In contemporary fantasy, the barbarian trope took a turn and went into a different direction. The romantic Noble Savage trope led to fictional forest peoples becoming fantasy Celts with druids, stone circles and nature magic. The fantastical Medieval recounts of Viking berserkers, or Scottish hill tribes, or Germanic raiders trickled down into modern historical fiction and high fantasy. Works like Conan, the Barbarian (the Schwarzenegger version), Red Sonia, Hercules, Xena the Warrior Princess informed our fantasy understanding of barbarians, as a whole.
But the trope, and the connecting misconception of “barbaric” cultures is dangerous. It puts actual historical peoples in a box and reinforces the “civilization vs savages” ideology. When fantasy races enter the equation, they are often swept into this cultural simplification. Going back to Tolkien’s concept on races (which did not age well), orcs are usually the brutish, strong, slow, and dumb barbarians. D&D’s goliaths are a unique mixture of the barbarian and noble savage tropes. Elves are either fantasy celts, or highly refined and treacherous movers of the Evil Empire.
If we look at the real-world inspiration of most Barbaric peoples in fiction, we find peoples with depth, having their own culture, economy, societal stratification. Their technologies are usually the same as what “civilized” peoples of the respective period used.
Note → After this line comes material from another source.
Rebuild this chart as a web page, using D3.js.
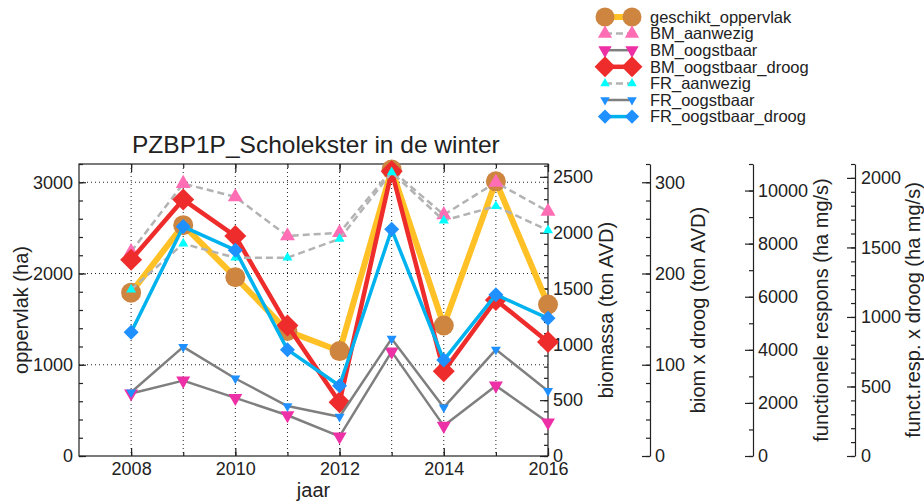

Modern fantasy could adapt these Barbarians in a much more complex fashion. Tribes could have alliances and trade networks. Their own nobility. Cities, agriculture, technology, religion. Traders, crafters, priests. The modern Barbarian warrior could be a member of the elite bodyguard of the tribal king, or a highly trained child of the rich warrior-elite who went on an adventure to gain experience. The druid could be an apprentice of the priestly elite, a scholar who is trained in administration and astronomy, not just trees and nature magic.
All in all, our modern high fantasy is changing. A genre of modern fantasy is emerging, which is more diverse, has a healthier outlook on race and culture. And yet there still are tropes stemming from 19th and 20th century misconceptions on fiction writing based on real-world history. Moving past these misconceptions could open the door for a new wave of fiction in contemporary popular culture.